The Australian Prudential Regulation Authority is the regulator of the prudential management of Australia's financial institutions. Established in 1998 by the Australian Prudential Regulation Authority Act, it combines the functions of the now-defunct Insurance and Superannuation Commission and some functions of the Reserve Bank.

The object of APRA is stated in the Australian Prudential Regulation Authority Act (as amended), section 8:

(1) APRA is established for the purpose of regulating bodies in the financial sector in accordance with other laws of the Commonwealth that provide for prudential regulation or for retirement income standards, and for developing the policy to be applied in performing that regulatory role.
(2) In providing this regulation and developing this policy, APRA is to balance the objectives of financial safety and efficiency, competition, contestability and competitive neutrality.

Put simply, its aim is to ensure financial institutions under its control, namely banks, insurance companies, credit unions, building societies, friendly societies and (large) superannuation funds, are financially sound at all times.
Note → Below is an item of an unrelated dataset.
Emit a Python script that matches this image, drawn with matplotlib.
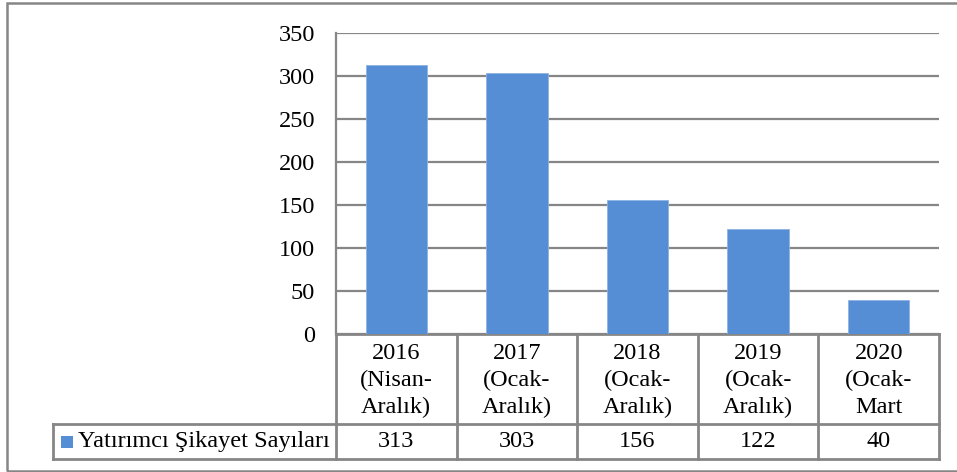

It seeks to ensure that each of these institutions have systems in place to identify risks to their ability to meet their liabilities (to depositors or policyholders), and to develop plans to manage such risks.

APRA sets and enforces standards such as reserve requirements, liquidity and corporate governance. It requires its regulated institutions to report regularly their financial status to APRA, and APRA have extensive powers to ensure that its regulations are complied.

Whilst some of APRA's funding comes from the government, most of APRA's revenue comes from the financial institutions themselves, in the form of fees.